Nous sommes récemment intervenus sur un fonds d’archives datant de la deuxième guerre mondiale. Et travailler sur la super-résolution nous a permis de redonner des visages à des personnes qui apparaissaient comme floues sur le document d’origine. Cela redonne un aspect organique à ces plans. A présent on pourrait croire que ces images ont été tournées avec une caméra moderne. Cela pose évidemment la question de ce qu’est la restauration, puisqu’à présent on peut aller plus loin que l’image originale et pas seulement parce qu’elle a été dégradée dans le temps. On peut maintenant très facilement passer un film tourné à 17 i/s en 24 i/s, voire en 48 ou plus, mais aussi stabiliser un plan.

Mais cela ne pose-t-il pas des problèmes éthiques ?
Tout à fait, car on débouche sur des images qui n’ont pas existé. Donc cela dépasse la restauration. Mais chez MacGuff on n’est pas spécialisés dans la restauration, on travaille dans les effets visuels. Donc on est plutôt tentés d’aller le plus loin possible. Tout est question de point de vue et de choix. En restaurant un film des frères Lumière on peut choisir de revenir à la même qualité que celle qu’il avait lorsqu’il a été projeté au début du siècle. Mais on peut aussi décider de le stabiliser et d’adapter sa vitesse. Le résultat sera juste car l’IA n’invente rien, elle se base toujours sur du réel. Et peut-être que ce faisant on arrivera à rendre le film tel que l’auraient rêvé les frères Lumière.

L’IA peut-elle permettre d’accélérer différents processus de la restauration ?

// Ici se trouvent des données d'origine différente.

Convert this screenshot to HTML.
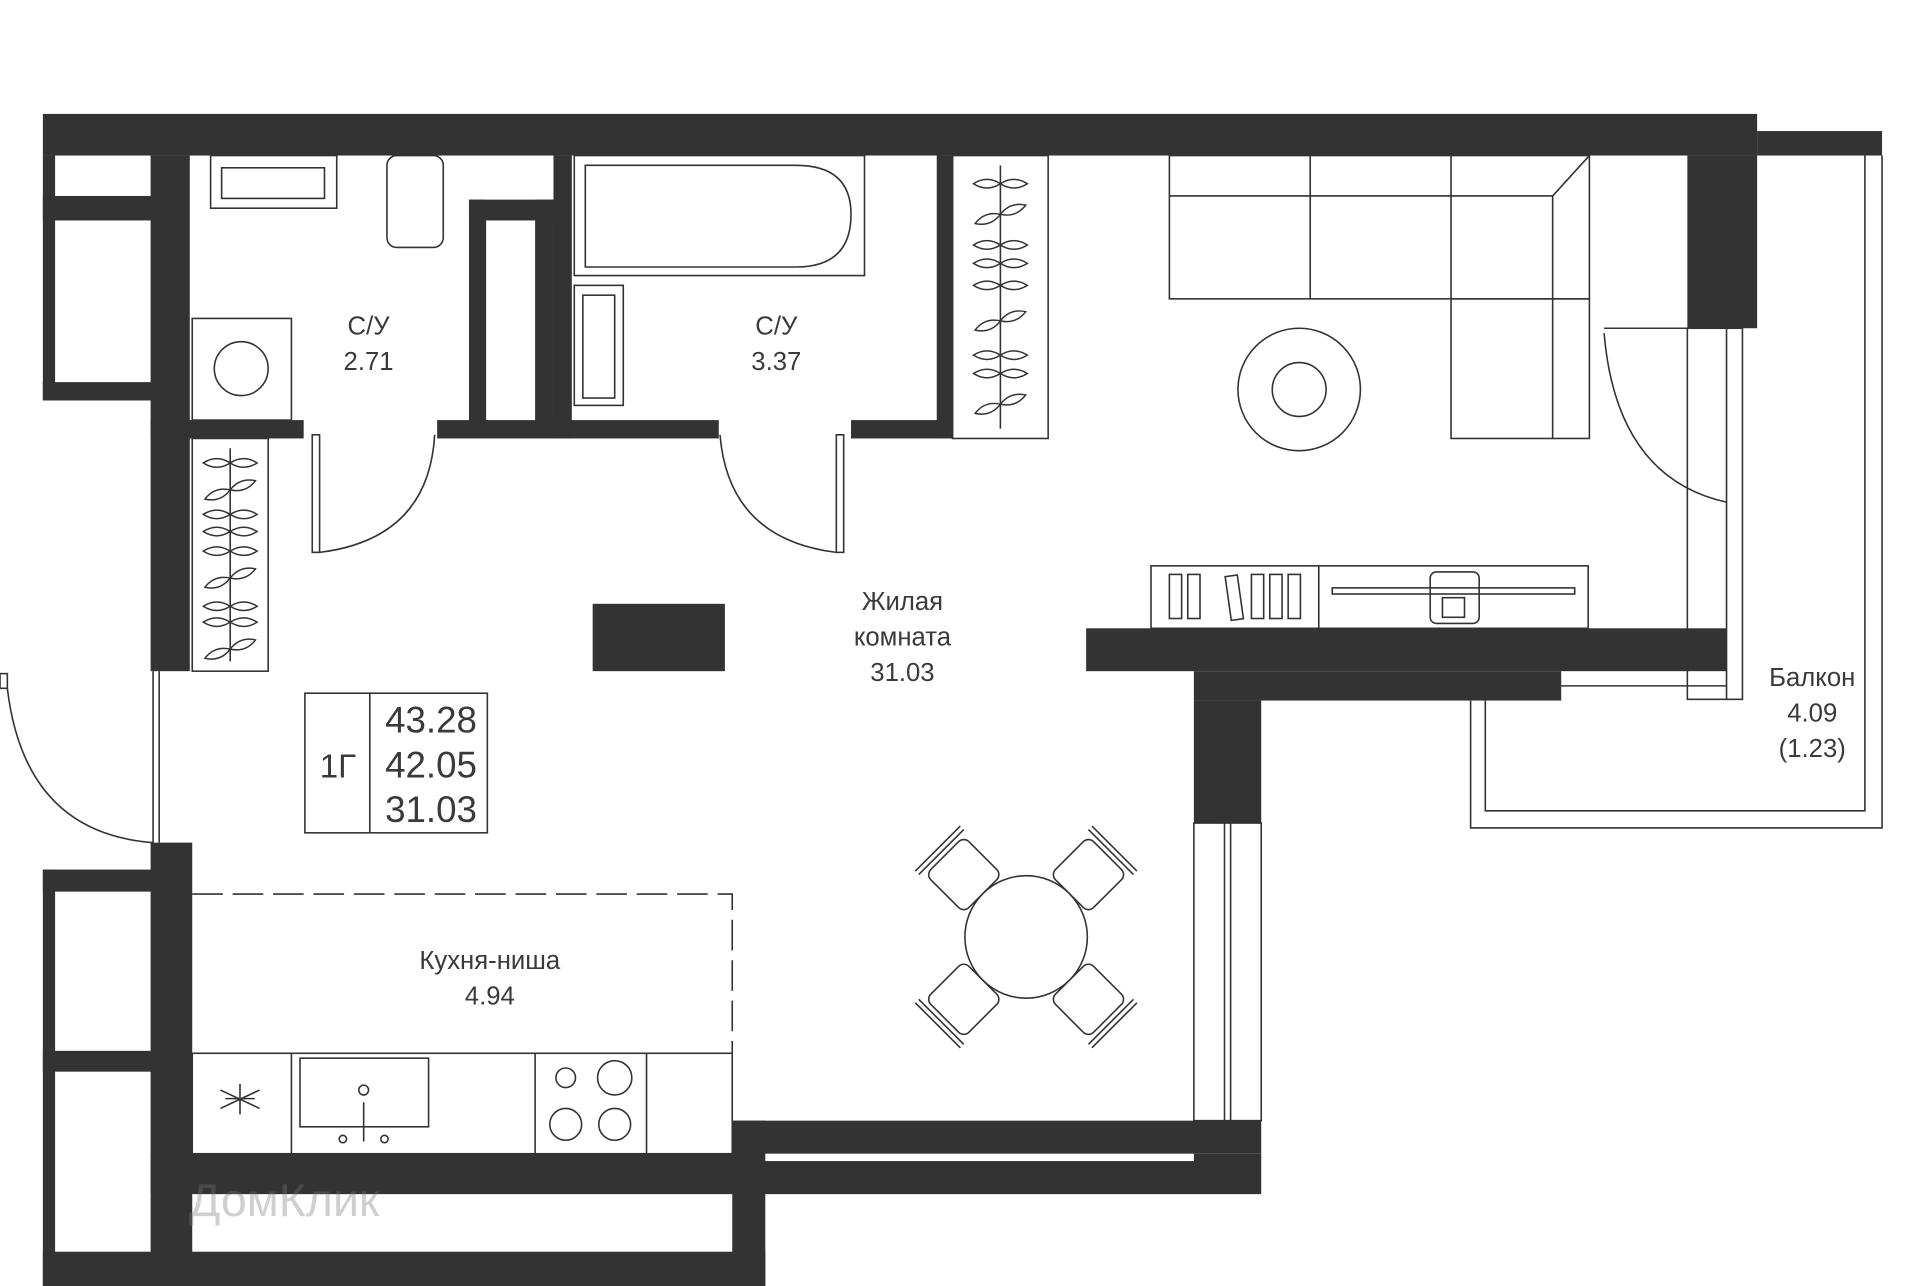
<!DOCTYPE html>
<html><head><meta charset="utf-8"><style>
html,body{margin:0;padding:0;background:#fff;}
svg{display:block;}
text{font-family:"Liberation Sans",sans-serif;fill:#3a3a3a;text-anchor:middle;}
</style></head><body>
<svg width="1920" height="1286" viewBox="0 0 1568 1050" preserveAspectRatio="none" xmlns="http://www.w3.org/2000/svg">
<defs>
<g id="hg"><path d="M-22 0 Q-11 -7 0 0 Q11 7 22 0 Q11 -7 0 0 Q-11 7 -22 0Z" fill="none" stroke="#333" stroke-width="1.2"/></g>
<g id="chair"><rect x="-22" y="-22" width="44" height="44" rx="6" fill="#fff" stroke="#333" stroke-width="1.3"/><line x1="-26" y1="-26" x2="26" y2="-26" stroke="#333" stroke-width="1.3"/><line x1="-26" y1="-30" x2="26" y2="-30" stroke="#333" stroke-width="1.3"/></g>
</defs>
<g fill="#333">
<rect x="35" y="93" width="1400" height="34"/>
<rect x="1435" y="107" width="102" height="20"/>
<rect x="1378" y="127" width="57" height="141"/>
<rect x="35" y="127" width="10" height="200"/>
<rect x="35" y="160" width="90" height="20"/>
<rect x="35" y="312" width="90" height="15"/>
<rect x="123" y="127" width="32" height="421"/>
<rect x="123" y="343" width="125" height="15"/>
<rect x="123" y="688" width="34" height="362"/>
<rect x="35" y="710" width="10" height="340"/>
<rect x="35" y="710" width="90" height="18"/>
<rect x="35" y="858" width="90" height="17"/>
<rect x="35" y="1022" width="590" height="28"/>
<rect x="598" y="915" width="27" height="135"/>
<rect x="123" y="942" width="907" height="33"/>
<rect x="598" y="915" width="432" height="27"/>
<rect x="357" y="343" width="230" height="15"/>
<rect x="383" y="163" width="69" height="17"/>
<rect x="383" y="163" width="14" height="182"/>
<rect x="437" y="163" width="15" height="182"/>
<rect x="452" y="127" width="15" height="231"/>
<rect x="695" y="343" width="83" height="15"/>
<rect x="765" y="127" width="13" height="231"/>
<rect x="484" y="493" width="108" height="55"/>
<rect x="887" y="513" width="523" height="35"/>
<rect x="975" y="548" width="300" height="24"/>
<rect x="975" y="572" width="55" height="100"/>
</g>
<rect x="625" y="942" width="350" height="6" fill="#fff"/>
<g fill="none" stroke="#333" stroke-width="1.3">
<rect x="975" y="672" width="55" height="243"/><line x1="1000" y1="672" x2="1000" y2="915"/><line x1="1005" y1="672" x2="1005" y2="915"/>
<line x1="125" y1="548" x2="125" y2="688"/><line x1="130" y1="548" x2="130" y2="688"/>
<polyline points="1523,127 1523,662 1213,662 1213,572"/>
<polyline points="1537,127 1537,676 1201,676 1201,572"/>
<rect x="1378" y="268" width="45" height="303"/><line x1="1410" y1="268" x2="1410" y2="571"/>
<line x1="1275" y1="560" x2="1410" y2="560"/>
<path d="M1310 272 Q1320 390 1410 410"/><line x1="1310" y1="268" x2="1378" y2="268"/>
<rect x="255" y="355" width="6" height="96"/><path d="M261 451 Q350 440 355 355"/>
<rect x="683" y="355" width="6" height="96"/><path d="M683 451 Q595 440 588 355"/>
<rect x="0" y="550" width="6" height="12"/><path d="M6 562 Q20 680 125 688"/>
<rect x="172" y="127" width="103" height="43"/><rect x="181" y="137" width="84" height="25"/>
<rect x="316" y="127" width="46" height="75" rx="8"/>
<rect x="157" y="260" width="81" height="83"/><circle cx="197" cy="301" r="22"/>
<rect x="469" y="127" width="237" height="98"/>
<path d="M478 135 H650 Q695 135 695 175 Q695 218 650 218 H478 Z"/>
<rect x="469" y="233" width="40" height="98"/><rect x="476" y="241" width="26" height="84"/>
<rect x="778" y="127" width="78" height="231"/><line x1="817" y1="135" x2="817" y2="350"/>
<rect x="157" y="358" width="62" height="190"/><line x1="188" y1="366" x2="188" y2="540"/>
<rect x="955" y="127" width="343" height="117"/>
<line x1="955" y1="160" x2="1268" y2="160"/><line x1="1070" y1="127" x2="1070" y2="244"/><line x1="1185" y1="127" x2="1185" y2="244"/>
<rect x="1185" y="244" width="113" height="114"/><line x1="1268" y1="160" x2="1268" y2="358"/><line x1="1268" y1="160" x2="1298" y2="127"/>
<circle cx="1061" cy="318" r="50"/><circle cx="1061" cy="318" r="22"/>
<rect x="940" y="462" width="357" height="51"/><line x1="1077" y1="462" x2="1077" y2="513"/>
<rect x="955" y="469" width="10" height="36"/><rect x="970" y="469" width="10" height="36"/><rect x="1003" y="470" width="10" height="36" transform="rotate(-8 1008 488)"/><rect x="1022" y="469" width="10" height="36"/><rect x="1037" y="469" width="10" height="36"/><rect x="1052" y="469" width="10" height="36"/>
<rect x="1088" y="480" width="198" height="5"/><rect x="1168" y="467" width="40" height="42" rx="5"/><rect x="1178" y="488" width="18" height="16"/>
</g>
<g transform="translate(817,0)"><use href="#hg" y="150"/><use href="#hg" y="175" transform="rotate(-20 0 175)"/><use href="#hg" y="200"/><use href="#hg" y="215"/><use href="#hg" y="233"/><use href="#hg" y="262" transform="rotate(-20 0 262)"/><use href="#hg" y="290"/><use href="#hg" y="305"/><use href="#hg" y="330" transform="rotate(-20 0 330)"/></g>
<g transform="translate(188,0)"><use href="#hg" y="378"/><use href="#hg" y="400" transform="rotate(-20 0 400)"/><use href="#hg" y="420"/><use href="#hg" y="434"/><use href="#hg" y="450"/><use href="#hg" y="472" transform="rotate(-20 0 472)"/><use href="#hg" y="495"/><use href="#hg" y="508"/><use href="#hg" y="530" transform="rotate(-20 0 530)"/></g>
<g transform="translate(838,765)">
<use href="#chair" transform="rotate(-45) translate(0,-72)"/>
<use href="#chair" transform="rotate(45) translate(0,-72)"/>
<use href="#chair" transform="rotate(135) translate(0,-72)"/>
<use href="#chair" transform="rotate(-135) translate(0,-72)"/>
<circle r="50" fill="#fff" stroke="#333" stroke-width="1.3"/>
</g>
<g fill="none" stroke="#333" stroke-width="1.3">
<path d="M157 730 H598 V860" stroke-dasharray="25 8"/>
<rect x="157" y="860" width="441" height="82"/>
<line x1="238" y1="860" x2="238" y2="942"/><line x1="437" y1="860" x2="437" y2="942"/><line x1="528" y1="860" x2="528" y2="942"/>
<rect x="245" y="864" width="105" height="56"/>
<line x1="297" y1="900" x2="297" y2="932"/><circle cx="297" cy="890" r="4"/><circle cx="280" cy="930" r="3"/><circle cx="314" cy="930" r="3"/>
<circle cx="462" cy="880" r="8"/><circle cx="502" cy="880" r="14"/><circle cx="462" cy="918" r="13"/><circle cx="502" cy="918" r="13"/>
<path d="M180 905 L212 890 M180 890 L212 905 M196 885 V910 M184 897 H208"/>
<rect x="249" y="566" width="149" height="114"/><line x1="302" y1="566" x2="302" y2="680"/>
</g>
<text x="301" y="273" font-size="21">С/У</text><text x="301" y="302" font-size="21">2.71</text>
<text x="634" y="273" font-size="21">С/У</text><text x="634" y="302" font-size="21">3.37</text>
<text x="737" y="498" font-size="21">Жилая</text><text x="737" y="527" font-size="21">комната</text><text x="737" y="556" font-size="21">31.03</text>
<text x="400" y="791" font-size="21">Кухня-ниша</text><text x="400" y="820" font-size="21">4.94</text>
<text x="1480" y="560" font-size="21">Балкон</text><text x="1480" y="589" font-size="21">4.09</text><text x="1480" y="618" font-size="21">(1.23)</text>
<text x="276" y="635" font-size="27">1Г</text>
<text x="352" y="598" font-size="30">43.28</text><text x="352" y="635" font-size="30">42.05</text><text x="352" y="671" font-size="30">31.03</text>
<text x="232" y="993" font-size="38" style="fill:#777;opacity:0.35">ДомКлик</text>
</svg>
</body></html>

La restauration suppose en effet d’effectuer des tâches répétitives et laborieuses qui mobilisent beaucoup de ressources humaines. Or l’IA peut apporter une aide indispensable en prenant en charge toutes ces tâches. Cela va permettre de dégager du temps et de laisser plus de poids aux créatifs, à ceux qui devront faire des choix. C’est donc le meilleur des deux mondes. Il n’est évidemment pas question de faire de la restauration au mètre, à la truelle industrielle, et ce sera toujours l’homme qui devra prendre les décisions. Mais je pense que tous les laboratoires qui travaillent dans ce domaine ne pourront pas se passer de l’intelligence artificielle. Il est donc impératif de se mettre à jour. Je suis sûr que certains éléments de patrimoine qui ne peuvent pas être restaurés actuellement, voire même sauvés, faute de moyens et de temps, pourront l’être prochainement. Pour ma part je n’y vois que des avantages.